Yesterday, I had a conversation with a banking executive (the bank will remain nameless) on the topic of social media engagement across functional areas. He noted how the bank, was missing opportunities to engage with its customers. That it was ignoring many close, warm and personal opportunities to build social customer relationships, as people, dealing with people. I got excited when he said that the bank was not only in the money business, but was in the business of helping people achieve dreams, helping and welcoming families, engagements, marriages, weddings, new babies, potential homeowners, new restaurant/business owners or new college students.
No doubt, he was frustrated because there were problems and issues with building a team across functional areas. He noted that the departments were like strangers, with hidden agendas and it was like they were running from each other and the team could not find a common ground.
He then asked me how to deal with it? What do you do? Have you ever experienced this? I suggested a few steps to help him and the team get there. Maybe you could offer a few more? I said:
- Make it Personal – with team dynamics and icebreakers – we all have friends, families, loved ones or people that we admire (a hero, sports idol, saint), make it fun, engaging and energizing, get pizza, snacks and laugh.
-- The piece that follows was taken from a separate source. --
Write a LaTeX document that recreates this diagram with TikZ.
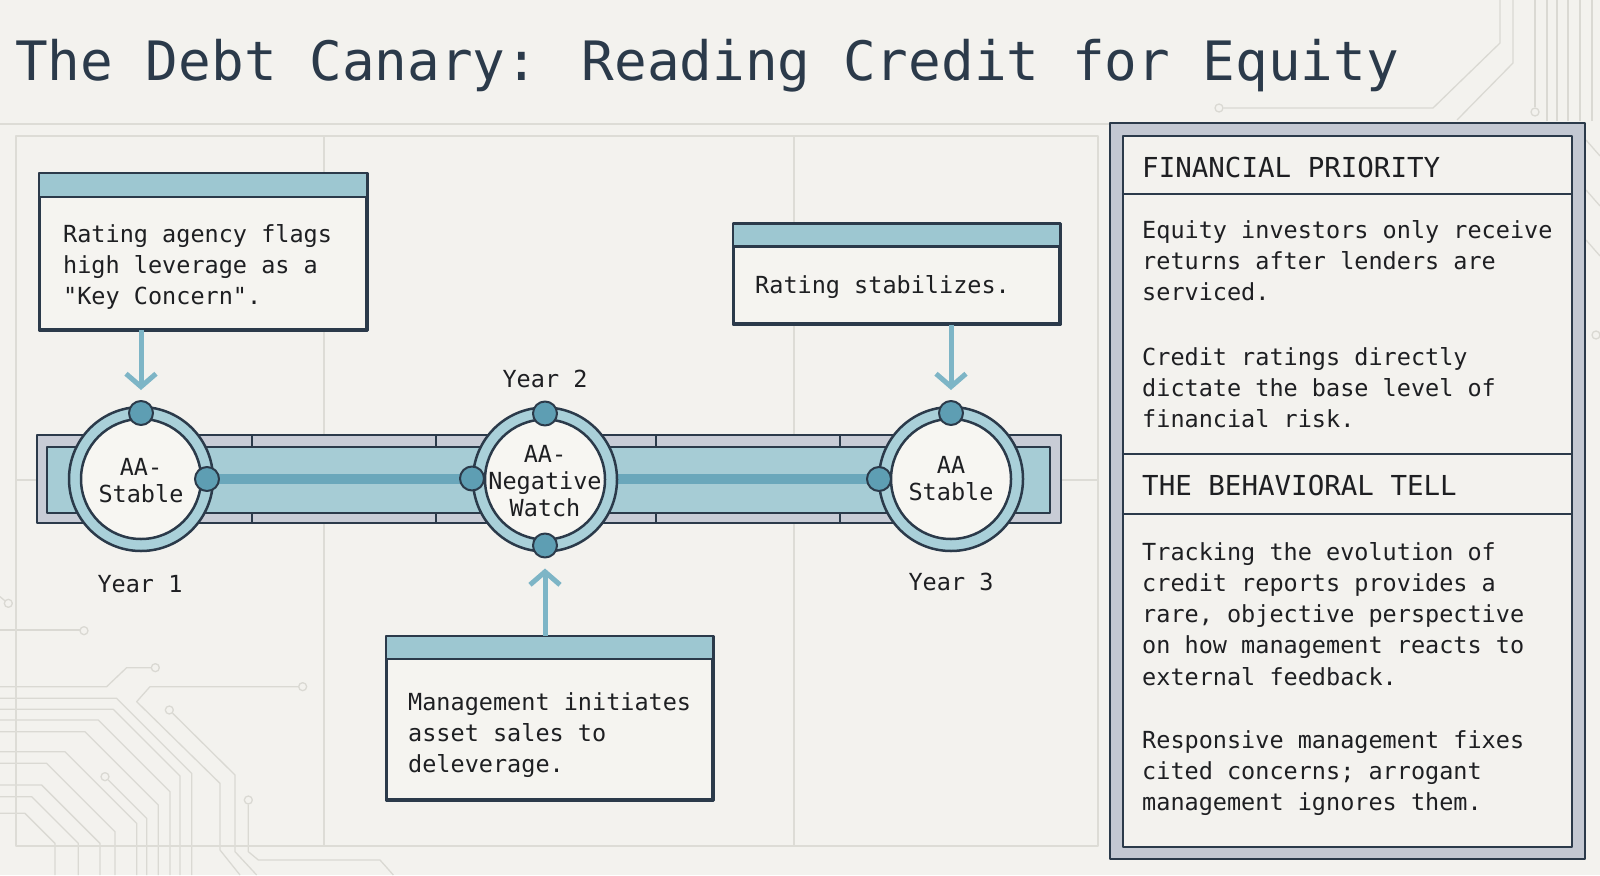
\documentclass[tikz,border=0pt]{standalone}
\usepackage{fontspec}
\setmainfont{DejaVu Sans Mono}[Ligatures=TeXOff]
\usetikzlibrary{arrows.meta,calc}
\definecolor{bg}{HTML}{F3F2EE}
\definecolor{dk}{HTML}{2B3A4A}
\definecolor{txt}{HTML}{1E1F22}
\definecolor{band}{HTML}{9DC7D1}
\definecolor{ringc}{HTML}{A9D0D9}
\definecolor{dotc}{HTML}{5E9EB3}
\definecolor{barc}{HTML}{A6CCD5}
\definecolor{stripec}{HTML}{6AA7BB}
\definecolor{stripgray}{HTML}{C8CCD6}
\definecolor{arrc}{HTML}{7DB5C6}
\definecolor{panelgray}{HTML}{C3C8D2}
\definecolor{boxfill}{HTML}{F5F4F0}
\definecolor{corefill}{HTML}{F7F6F2}
\definecolor{gridc}{HTML}{DDDCD6}
\definecolor{trc}{HTML}{DAD9D3}
\newcommand{\mlines}[1]{\begin{tabular}[t]{@{}l@{}}#1\end{tabular}}
\newcommand{\clines}[1]{\begin{tabular}[t]{@{}c@{}}#1\end{tabular}}
\newcommand{\bodyf}{\fontsize{23.5}{31.3}\selectfont}
\newcommand{\circf}{\fontsize{23.5}{27}\selectfont}
\newcommand{\headf}{\fontsize{27.5}{32}\selectfont}
\newcommand{\titlef}{\fontsize{54.3}{60}\selectfont}
\begin{document}
\begin{tikzpicture}[x=1pt,y=-1pt,line join=round,
  trace/.style={draw=trc,line width=1.3pt},
  via/.style={circle,draw=trc,line width=1.3pt,fill=bg,inner sep=0pt,minimum size=8pt},
  gridl/.style={draw=gridc,line width=1.5pt},
  boxline/.style={draw=dk,line width=2.5pt},
  evbox/.style={rectangle,draw=dk,line width=2.5pt,fill=boxfill,inner sep=0pt},
  ring/.style={circle,draw=dk,line width=2.5pt,fill=ringc,inner sep=0pt,minimum size=144pt},
  core/.style={circle,draw=dk,line width=2.5pt,fill=corefill,inner sep=0pt,minimum size=120pt},
  dot/.style={circle,draw=dk,line width=2pt,fill=dotc,inner sep=0pt,minimum size=24pt},
  arr/.style={draw=arrc,line width=5pt,-{Straight Barb[length=13pt,width=30pt]},shorten >=10pt},
  stripe/.style={draw=stripec,line width=10pt},
  txtl/.style={inner sep=0pt,anchor=base west,text=txt,font=\bodyf},
  clab/.style={inner sep=0pt,anchor=base,text=txt,font=\circf},
  headl/.style={inner sep=0pt,anchor=base west,text=txt,font=\headf}]
\useasboundingbox (0,0) rectangle (1600,875);
\fill[bg] (0,0) rectangle (1600,875);

% ---- circuit traces bottom-left (zoom coordinates)
\begin{scope}[shift={(0,550)},x=0.33333pt,y=-0.33333pt]
  \draw[trace] (0,140) -- (18,155);
  \node[via] (v1) at (25,160) {};
  \draw[trace] (0,240) -- (240,240);
  \node[via] (v2) at (252,242) {};
  \draw[trace] (0,410) -- (320,410) -- (380,353) -- (455,353);
  \node[via] (v3) at (466,353) {};
  \node[via] (v4) at (908,410) {};
  \draw[trace] (v4) -- (450,410) -- (410,455) -- (660,700) -- (660,900) -- (720,975);
  \node[via] (v5) at (508,480) {};
  \draw[trace] (v5) -- (705,675) -- (705,905) -- (770,975);
  \node[via] (v6) at (745,750) {};
  \draw[trace] (v6) -- (745,905) -- (775,930) -- (1140,930) -- (1180,975);
  \draw[trace] (0,445) -- (350,445) -- (575,670) -- (575,975);
  \draw[trace] (0,478) -- (340,478) -- (540,678) -- (540,975);
  \draw[trace] (0,510) -- (295,510) -- (510,725) -- (510,975);
  \draw[trace] (0,545) -- (255,545) -- (475,765) -- (475,975);
  \draw[trace] (0,605) -- (195,605) -- (410,820) -- (410,975);
  \draw[trace] (0,640) -- (140,640) -- (345,845) -- (345,975);
  \draw[trace] (0,705) -- (125,705) -- (300,880) -- (300,975);
  \draw[trace] (0,740) -- (95,740) -- (235,880) -- (235,975);
  \draw[trace] (0,790) -- (75,790) -- (165,880) -- (165,975);
  \node[via] (v7) at (315,680) {};
  \draw[trace] (v7) -- (440,805) -- (440,975);
\end{scope}

% ---- circuit traces top-right
\node[via] (v8) at (1219,108) {};
\draw[trace] (v8) -- (1433,108) -- (1500,43) -- (1500,0);
\draw[trace] (1457,120) -- (1513,63) -- (1513,0);
\node[via] (v9) at (1535,112) {};
\draw[trace] (v9) -- (1535,0);
\draw[trace] (1547,121) -- (1547,0);
\draw[trace] (1557,121) -- (1557,0);
\draw[trace] (1568,121) -- (1568,0);
\draw[trace] (1580,121) -- (1580,0);
\draw[trace] (1592,121) -- (1592,0);
\draw[trace] (1586,140) -- (1600,156);
\draw[trace] (1586,190) -- (1600,206);
\draw[trace] (1586,240) -- (1600,256);
\node[via] (v10) at (1596,335) {};

% ---- grid frame
\draw[gridl] (0,124) -- (1110,124);
\draw[gridl] (16,136) rectangle (1098,846);
\draw[gridl] (324,136) -- (324,846);
\draw[gridl] (794,136) -- (794,846);
\draw[gridl] (16,480) -- (1098,480);

% ---- title
\node[inner sep=0pt,anchor=base west,text=dk,font=\titlef] (title) at (15,81) {The Debt Canary: Reading Credit for Equity};

% ---- timeline bar
\node[rectangle,draw=dk,line width=2pt,fill=stripgray,inner sep=0pt,minimum width=1024pt,minimum height=88pt] (barout) at (549,479) {};
\node[rectangle,draw=dk,line width=2pt,fill=barc,inner sep=0pt,minimum width=1003pt,minimum height=66pt] (barin) at (548.5,480) {};
\foreach \xx in {252,436,656,840}{
  \draw[dk,line width=2pt] (\xx,435) -- (\xx,447);
  \draw[dk,line width=2pt] (\xx,513) -- (\xx,523);
}
\coordinate (c1) at (141,479);
\coordinate (c2) at (545,479.5);
\coordinate (c3) at (951,479);
\draw[stripe] ($(c1)+(66,0)$) -- ($(c3)+(-66,0)$);

% ---- milestone circles
\node[ring] (r1) at (c1) {};
\node[core] (k1) at (c1) {};
\node[ring] (r2) at (c2) {};
\node[core] (k2) at (c2) {};
\node[ring] (r3) at (c3) {};
\node[core] (k3) at (c3) {};
\node[dot] (d1t) at ($(c1)+(0,-66)$) {};
\node[dot] (d1r) at ($(c1)+(66,0)$) {};
\node[dot] (d2t) at ($(c2)+(0,-66)$) {};
\node[dot] (d2l) at ($(c2)+(-73,-1)$) {};
\node[dot] (d2b) at ($(c2)+(0,66)$) {};
\node[dot] (d3t) at ($(c3)+(0,-66)$) {};
\node[dot] (d3l) at ($(c3)+(-72,0)$) {};

\node[clab] (t1) at (141,475) {\clines{AA-\\Stable}};
\node[clab] (t2) at (545,462) {\clines{AA-\\Negative\\Watch}};
\node[clab] (t3) at (951,473) {\clines{AA\\Stable}};

\node[clab] (y1) at (140,592) {Year 1};
\node[clab] (y2) at (545,387) {Year 2};
\node[clab] (y3) at (951,590) {Year 3};

% ---- event boxes
\node[evbox,minimum width=326pt,minimum height=155pt] (b1) at (203,251.5) {};
\fill[band] (b1.north west) rectangle ($(b1.north east)+(0,24)$);
\draw[boxline] ($(b1.north west)+(0,24)$) -- ($(b1.north east)+(0,24)$);
\draw[boxline] (b1.north west) rectangle (b1.south east);
\node[txtl] (b1t) at (63,242) {\mlines{Rating agency flags\\high leverage as a\\"Key Concern".}};

\node[evbox,minimum width=325pt,minimum height=99pt] (b3) at (896.5,274) {};
\fill[band] (b3.north west) rectangle ($(b3.north east)+(0,23)$);
\draw[boxline] ($(b3.north west)+(0,23)$) -- ($(b3.north east)+(0,23)$);
\draw[boxline] (b3.north west) rectangle (b3.south east);
\node[txtl] (b3t) at (755,293) {Rating stabilizes.};

\node[evbox,minimum width=325pt,minimum height=162pt] (b2) at (549.5,718) {};
\fill[band] (b2.north west) rectangle ($(b2.north east)+(0,23)$);
\draw[boxline] ($(b2.north west)+(0,23)$) -- ($(b2.north east)+(0,23)$);
\draw[boxline] (b2.north west) rectangle (b2.south east);
\node[txtl] (b2t) at (408,710) {\mlines{Management initiates\\asset sales to\\deleverage.}};

% ---- arrows
\draw[arr] (b1.south -| c1) -- (d1t.north);
\draw[arr] (b3.south -| c3) -- (d3t.north);
\draw[arr] (b2.north -| c2) -- (d2b.south);

% ---- right panel
\node[rectangle,draw=dk,line width=2.5pt,fill=panelgray,inner sep=0pt,minimum width=475pt,minimum height=736pt] (pout) at (1347.5,491) {};
\node[rectangle,draw=dk,line width=2.5pt,fill=bg,inner sep=0pt,minimum width=449pt,minimum height=711pt] (pin) at (1347.5,491.5) {};
\draw[boxline] ($(pin.north west)+(0,59)$) -- ($(pin.north east)+(0,59)$);
\draw[boxline] ($(pin.north west)+(0,319)$) -- ($(pin.north east)+(0,319)$);
\draw[boxline] ($(pin.north west)+(0,379)$) -- ($(pin.north east)+(0,379)$);

\node[headl] (h1) at (1142,177) {FINANCIAL PRIORITY};
\node[txtl] (p1) at (1142,238) {\mlines{Equity investors only receive\\returns after lenders are\\serviced.}};
\node[txtl] (p2) at (1142,365) {\mlines{Credit ratings directly\\dictate the base level of\\financial risk.}};
\node[headl] (h2) at (1142,495) {THE BEHAVIORAL TELL};
\node[txtl] (p3) at (1142,560) {\mlines{Tracking the evolution of\\credit reports provides a\\rare, objective perspective\\on how management reacts to\\external feedback.}};
\node[txtl] (p4) at (1142,748) {\mlines{Responsive management fixes\\cited concerns; arrogant\\management ignores them.}};
\end{tikzpicture}
\end{document}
- Listen & Illustrate – Illustrate where the moments of truth, or touch points are for the team to build relationships. Outline the wins, the what’s in it for me (WIIFM) opportunities for departments, to build and connect in meaningful and measurable ways.
- Focus on the 4C’s, - Content, Communication, Connection and Community. Engage with content that is meaningful, fun or both. Generate dashboards that the whole team can share to measure performance, across the organization. Identify connection points, where you need to weed out missed communications or misunderstandings with customers. Build community and identify key individuals throughout the organization that can focus on the essentials. Use the measures as a way to build the team and engage.
- Encourage humanity - focusing on the emotional value of relationships (like a new baby, or marriage, what’s important to them?), helps humanize how we look at business. Remember we are in the business, but it’s incredibly important with customers as people dealing with people. We are a part of a larger community, connected, looking to be heard and recognized.
So, at the end of the day, cross-functional team engagement is not a walk in the park. And, while it can be mandated, there are always hidden agendas and blow ups that can cause upheaval, especially if we are not all on the same team, or hiding, running or blaming others. Remember, at the heart of a teamwork is our own humanity calling to us to laugh at ourselves and admit that none of us are perfect. So have fun and engage!